Dao – path; way; the way of nature or the universe; the process of being in congruence and balance with that way; the source that created, creates, and nourishes all things; absolute ultimate reality itself
The Little Tree
Jodi and I were headed into Walmart to burn some time before the library opened one morning in mid December. As we drove in front of the store to go park, we passed the Christmas trees.
“Oh, those small Christmas trees are so cute,” she said.
“Yeah, but I don’t do Christmas trees. Well, not anymore. I used to. As a kid, I used to get a small Christmas tree and put it in my room,” I replied.
“You did? That’s cute.”
“Yep. I’d go out in the woods and find that little pine tree that no one would want and I’d cut it down with the thought, ‘Oh little tree, I’ll love you even if others won’t.’ Kinda selfish when I think about it. I went out there and cut down this little pine tree, essentially ending its life, with the thought that I was somehow saving it. Had I just left it alone, it would have maybe grown up.”
Time
My dad gave me a Franklin Day Planner early on in my life. It came with some cassette tapes of a seminar that Hyrum Smith gave on the use of the planner. Though, it wasn’t really about the use of the planner. It was about the use of your life. In the seminar Hyrum has a little parable about time, which you can also find on his website:
If I were to stop you on the street and say, “Excuse me, what time is it?” What would you do? You’d probably look at your watch and say, “It’s a quarter to three,” or some such thing. But if I were to stop you on the street and say the same words but in a different order, “Time, what is it?” you’d probably look at me as if I were crazy. In America we don’t usually stop people on the street and ask them philosophical questions. What is time? What good is time? How would you define it?
Saint Augustine once tried to answer this question. He said: “For what is Time? Who is able easily and briefly to explain it?…Surely we understand well enough when we speak of it. What then is time? If nobody asks me, I know; but if I were desirous to explain it to someone-plainly I know not.”
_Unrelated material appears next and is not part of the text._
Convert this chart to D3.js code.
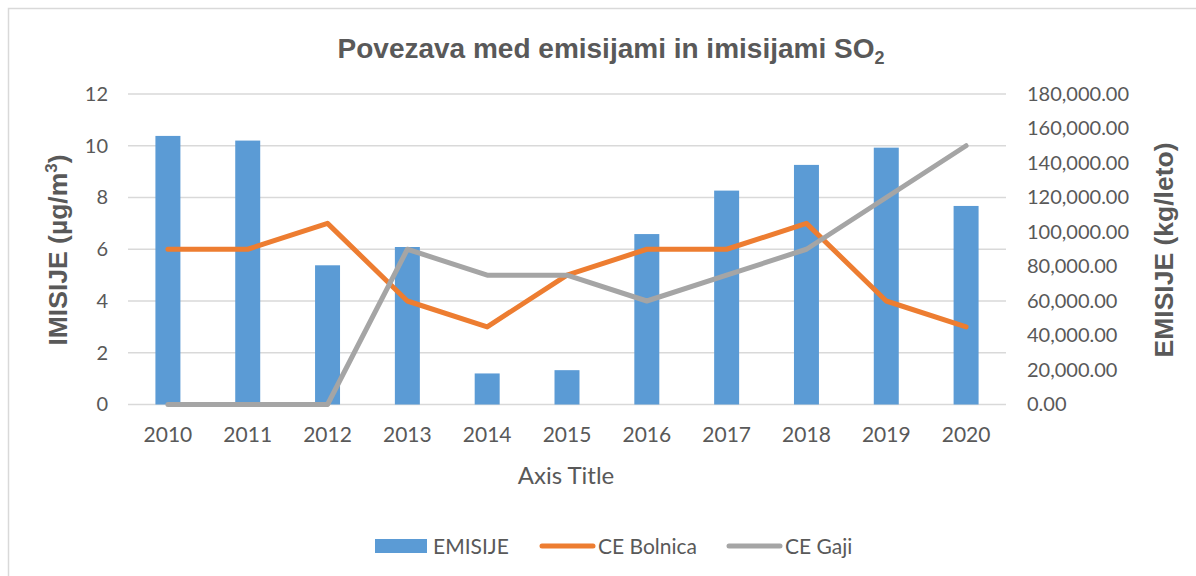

I never really used it, the planner, until I was about 30. I stopped using it when we sold our business. At that point, I didn’t really need to “manage” my time/life anymore. It sort of self-managed.
Performance Training for Life
I happened upon a post by some professional climber: Ten Training Tips for Lifelong Athletes. I don’t climb, but found his blog by happenstance. Good advice for life, even if you aren’t an athlete.
What’s All This Got to do with Daoism?
I read The Tao of Pooh by Benjamin Hoff some years ago. I’ve re-read it numerous times since. You’ll find it on my list of books. I never really researched or investigated Daoism (or the old spelling Taoism) until recently. I’m no expert, but what I learned was that several thousand years ago, some Chinese guy got fed up with all the crap going on in China. He went to leave and someone asked him to write down his wisdom. The Dao De Jing was the result. It implores us to live according to nature. Purely. Simply. Pursue nothing that does not benefit everything. Look first to yourself for explanations of your problems.
It made me think of the reasons why I desired to sail on the oceans and now do long hikes. I’m certainly no expert on sailing or hiking, but there’s a peace and serenity on the water and in nature. To sail or hike successfully, one must flow with the ocean, nature, and not against it.
In my search for epistemological and ontological truth, I wandered into it. I suppose it was there all the time. I had to simply accept it.
Like the tree, time, and training, one must live in congruence with nature, using his/her time wisely to practice living in congruence with nature to use his/her time wisely.